The gold market is poised for potential growth as fears of a US economic slowdown intensify. Speculation about the Federal Reserve implementing significant rate cuts has buoyed gold prices. Soft labour demand, a rising unemployment rate, and shrinking manufacturing activities have prompted concerns about an impending recession. Despite a strong economic performance in the first half of the year, with a notable 2.8% expansion in the second quarter, signs of weakening have emerged. Two consecutive GDP declines signal a technical recession, and the current economic indicators suggest a cautious outlook.

The anticipation of rate cuts is reinforced by the CME FedWatch tool, which shows traders expecting a 50-basis point reduction in September and over 100 basis points by the end of the year.

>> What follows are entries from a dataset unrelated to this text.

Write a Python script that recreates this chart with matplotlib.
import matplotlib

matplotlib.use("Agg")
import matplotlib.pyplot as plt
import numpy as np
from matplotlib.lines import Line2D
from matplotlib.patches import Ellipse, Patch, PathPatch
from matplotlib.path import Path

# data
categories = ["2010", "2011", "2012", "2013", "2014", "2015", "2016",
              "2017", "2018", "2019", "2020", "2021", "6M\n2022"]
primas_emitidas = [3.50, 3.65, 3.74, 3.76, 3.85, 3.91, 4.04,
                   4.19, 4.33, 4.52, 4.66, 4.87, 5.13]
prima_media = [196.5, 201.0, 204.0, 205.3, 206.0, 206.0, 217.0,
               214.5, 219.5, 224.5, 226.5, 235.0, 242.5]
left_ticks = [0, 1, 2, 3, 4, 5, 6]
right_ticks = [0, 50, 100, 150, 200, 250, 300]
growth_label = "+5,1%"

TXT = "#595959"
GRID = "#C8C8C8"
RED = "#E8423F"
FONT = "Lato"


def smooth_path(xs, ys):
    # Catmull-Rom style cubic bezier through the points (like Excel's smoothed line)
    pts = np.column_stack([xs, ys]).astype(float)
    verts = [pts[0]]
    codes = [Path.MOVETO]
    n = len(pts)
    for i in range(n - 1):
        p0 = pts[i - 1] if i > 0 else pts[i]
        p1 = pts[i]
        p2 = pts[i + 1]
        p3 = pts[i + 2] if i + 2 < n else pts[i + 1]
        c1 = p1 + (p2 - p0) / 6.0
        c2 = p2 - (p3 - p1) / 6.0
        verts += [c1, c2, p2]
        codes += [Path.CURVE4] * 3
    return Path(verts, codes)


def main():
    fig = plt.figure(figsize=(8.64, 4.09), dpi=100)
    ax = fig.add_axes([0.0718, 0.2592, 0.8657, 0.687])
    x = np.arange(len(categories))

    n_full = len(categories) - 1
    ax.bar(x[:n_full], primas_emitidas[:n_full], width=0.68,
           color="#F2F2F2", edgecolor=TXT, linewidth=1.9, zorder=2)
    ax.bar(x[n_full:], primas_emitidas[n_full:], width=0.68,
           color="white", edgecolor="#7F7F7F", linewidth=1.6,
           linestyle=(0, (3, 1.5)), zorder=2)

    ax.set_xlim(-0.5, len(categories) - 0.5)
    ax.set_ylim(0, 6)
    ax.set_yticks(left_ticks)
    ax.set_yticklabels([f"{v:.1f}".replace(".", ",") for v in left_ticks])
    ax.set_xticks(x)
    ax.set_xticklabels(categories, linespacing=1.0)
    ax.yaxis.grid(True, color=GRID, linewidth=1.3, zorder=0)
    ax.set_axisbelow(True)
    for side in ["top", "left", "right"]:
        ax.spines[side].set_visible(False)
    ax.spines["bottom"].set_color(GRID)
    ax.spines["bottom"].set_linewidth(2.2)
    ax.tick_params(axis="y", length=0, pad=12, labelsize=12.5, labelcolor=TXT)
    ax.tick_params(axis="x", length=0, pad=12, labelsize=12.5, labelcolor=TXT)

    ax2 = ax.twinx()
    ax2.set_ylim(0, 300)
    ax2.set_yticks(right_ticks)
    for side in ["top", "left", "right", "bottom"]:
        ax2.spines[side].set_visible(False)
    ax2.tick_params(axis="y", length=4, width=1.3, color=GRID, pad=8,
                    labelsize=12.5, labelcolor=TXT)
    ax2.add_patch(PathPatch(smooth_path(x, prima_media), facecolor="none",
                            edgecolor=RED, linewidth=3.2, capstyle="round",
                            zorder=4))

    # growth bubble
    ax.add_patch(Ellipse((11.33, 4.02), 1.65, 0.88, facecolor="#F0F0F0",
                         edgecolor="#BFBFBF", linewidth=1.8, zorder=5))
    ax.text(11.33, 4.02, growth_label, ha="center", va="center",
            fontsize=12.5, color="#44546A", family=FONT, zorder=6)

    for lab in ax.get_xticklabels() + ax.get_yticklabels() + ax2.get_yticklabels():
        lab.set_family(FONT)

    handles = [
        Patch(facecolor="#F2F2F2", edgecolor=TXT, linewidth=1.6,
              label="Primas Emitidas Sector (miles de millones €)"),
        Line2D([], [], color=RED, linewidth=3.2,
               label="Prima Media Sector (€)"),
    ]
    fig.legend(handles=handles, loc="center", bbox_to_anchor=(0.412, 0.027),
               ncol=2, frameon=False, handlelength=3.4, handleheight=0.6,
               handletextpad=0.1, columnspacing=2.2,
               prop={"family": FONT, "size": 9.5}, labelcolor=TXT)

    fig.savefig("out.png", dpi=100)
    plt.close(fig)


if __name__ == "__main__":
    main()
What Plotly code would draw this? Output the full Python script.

Additionally, the faster-than-expected growth in the US ISM Services PMI has somewhat alleviated recession fears, with the economy projected to grow at an annualized 2.2% pace. However, dovish comments from Fed officials, including Chicago Federal Bank President Austan Goolsbee, highlight the readiness to adjust policies in response to economic weakness. This dovish stance on interest rates, coupled with the potential for significant rate cuts, will enhance the appeal of gold as a safe-haven asset, driving its prices higher in the near future. Moreover, as tensions in the Middle East escalate, the risk of a financial crisis increases, which boosts the flow of investment towards gold.

Gold market poised for breakout amid high volatility

The chart below shows that the spot gold market remains within a four-month consolidation, as indicated by the dotted blue lines. These lines form a channel that demonstrates the prices are consolidating within this range. Interestingly, gold prices have formed an ascending broadening wedge pattern within this channel, exhibiting strong volatility with wide-range bars. Gold hit strong critical resistance on Friday after the NFP release and then corrected lower. However, the Monday drop was also reversed as this dip hit the strong weekly support of $2,365, which was discussed in the premium weekly letter. Prices are consolidating within this pattern, and only a clear breakout above $2,480 will provide further direction.

The emerging crisis in the Middle East further supports the strong volatility and indicates that a break above $2,480 can take the gold market to new levels. As the safe-haven demand for precious metals increases due to geopolitical tensions, gold breakout above $2,480 is likely. Investors can consider any dips in gold as strong buying opportunities.

Bottom line

In conclusion, the gold market stands on the brink of significant growth driven by economic uncertainties and geopolitical tensions. The anticipation of substantial rate cuts by the Federal Reserve, amidst fears of a US economic slowdown, has bolstered gold prices. The market has exhibited strong volatility within a consolidating channel, and a breakout above $2,480 could propel prices to new heights. Geopolitical tensions, particularly in the Middle East, further enhance gold's appeal as a safe-haven asset, making any price dips attractive buying opportunities for investors. As the landscape evolves, gold is poised to remain a resilient and potentially lucrative investment.